Echoing Sadie’s comments, Kevin Zak, vice president of Phoenix Contact, said Allied’s digital framework provides Phoenix with information that teaches it how to position its products in the digital space. "They show us how many times people search for specific products so that we can adjust our product descriptions to better match what people are looking for based on searches of images, descriptions and technical support videos,” Zak said.

“We’re improving our own capabilities based on what Allied needs to put our products on their site,” said Alpha Wire’s Caravallo. “For example, we’re providing more technical data to Allied because buyers want to load that data from Allied into their bills of material. Before users were able to do this with Allied, they had to input all that information into a separate spreadsheet.”

Caravallo noted that Alpha Wire’s increasing use of information about its products extends beyond technical data. “We’re also adding articles and success stories on a part number level, and Allied’s ability to capture 360-degree rotating 3D image of our products helps with this too,” she said. “And all this information sharing goes both ways. Allied tells us what people are searching on and that gives us ideas for product development. We send all that information to our product development team.”

Allied’s Newland noted how receptive suppliers are becoming to selling their most sophisticated products through the company. "It’s been a step process because they often see us for online reach first and direct sales second. But they've found that we have a unique customer base and that we’re not taking customers from existing places, but bringing them new customers,” he said.
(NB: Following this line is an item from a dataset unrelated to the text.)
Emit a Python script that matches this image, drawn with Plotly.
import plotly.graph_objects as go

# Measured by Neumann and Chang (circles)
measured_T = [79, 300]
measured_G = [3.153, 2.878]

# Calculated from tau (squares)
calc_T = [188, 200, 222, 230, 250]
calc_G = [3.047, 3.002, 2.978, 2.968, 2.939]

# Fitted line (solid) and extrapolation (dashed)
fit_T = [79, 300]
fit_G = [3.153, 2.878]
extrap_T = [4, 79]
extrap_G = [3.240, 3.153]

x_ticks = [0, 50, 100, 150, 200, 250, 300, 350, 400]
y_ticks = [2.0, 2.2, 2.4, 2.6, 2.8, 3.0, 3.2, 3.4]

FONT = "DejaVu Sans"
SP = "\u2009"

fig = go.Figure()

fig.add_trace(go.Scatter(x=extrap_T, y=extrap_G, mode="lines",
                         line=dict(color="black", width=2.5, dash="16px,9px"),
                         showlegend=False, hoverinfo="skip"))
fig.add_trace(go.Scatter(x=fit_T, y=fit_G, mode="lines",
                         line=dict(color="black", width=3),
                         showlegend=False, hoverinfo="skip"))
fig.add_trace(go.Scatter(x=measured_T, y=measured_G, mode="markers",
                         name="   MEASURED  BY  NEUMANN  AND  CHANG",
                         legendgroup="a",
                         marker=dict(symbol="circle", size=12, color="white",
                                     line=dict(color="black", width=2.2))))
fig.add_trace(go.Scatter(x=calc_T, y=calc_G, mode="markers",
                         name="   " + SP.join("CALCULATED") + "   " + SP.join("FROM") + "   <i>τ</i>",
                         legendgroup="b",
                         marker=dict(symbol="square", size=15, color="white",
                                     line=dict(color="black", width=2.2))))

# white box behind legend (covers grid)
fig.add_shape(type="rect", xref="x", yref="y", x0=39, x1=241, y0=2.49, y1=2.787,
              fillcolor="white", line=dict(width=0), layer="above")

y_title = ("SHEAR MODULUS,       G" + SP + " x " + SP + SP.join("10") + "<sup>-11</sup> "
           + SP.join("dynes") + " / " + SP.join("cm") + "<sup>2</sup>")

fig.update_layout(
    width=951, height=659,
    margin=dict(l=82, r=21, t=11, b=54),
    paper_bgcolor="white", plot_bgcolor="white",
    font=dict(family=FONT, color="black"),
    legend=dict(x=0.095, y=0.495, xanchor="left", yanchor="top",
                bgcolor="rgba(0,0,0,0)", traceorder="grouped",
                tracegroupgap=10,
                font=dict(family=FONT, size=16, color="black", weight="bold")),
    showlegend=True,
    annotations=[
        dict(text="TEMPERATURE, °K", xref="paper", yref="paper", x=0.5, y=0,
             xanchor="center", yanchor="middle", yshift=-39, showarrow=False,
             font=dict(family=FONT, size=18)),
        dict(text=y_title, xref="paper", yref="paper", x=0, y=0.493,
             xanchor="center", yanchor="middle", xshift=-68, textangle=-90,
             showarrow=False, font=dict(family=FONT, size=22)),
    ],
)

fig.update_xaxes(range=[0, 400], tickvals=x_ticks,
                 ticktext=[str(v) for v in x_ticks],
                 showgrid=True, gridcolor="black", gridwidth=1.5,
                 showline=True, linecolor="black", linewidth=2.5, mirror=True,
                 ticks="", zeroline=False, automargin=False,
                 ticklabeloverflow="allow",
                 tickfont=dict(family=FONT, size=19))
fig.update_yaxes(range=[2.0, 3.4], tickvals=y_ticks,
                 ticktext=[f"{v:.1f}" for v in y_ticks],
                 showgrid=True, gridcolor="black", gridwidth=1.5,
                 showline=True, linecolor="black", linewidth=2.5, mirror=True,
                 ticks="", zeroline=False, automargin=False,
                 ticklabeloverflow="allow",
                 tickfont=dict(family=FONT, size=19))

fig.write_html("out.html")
Highlighting the level of advanced automation increasingly sold online, Newland noted that Omron’s line of Techman robots will be available on the Allied site later this year. “Omron saw our success with their other products and saw no reason why we couldn't also sell a [collaborative robot] online. We sell PLCs, HMIs and other advanced automation devices on our site, but a cobot will give us a more dramatic presence in this space. From there we’ll look for complementary robotic lines and models. Our digital roadmap needs to support all the trends in manufacturing design and engineering.”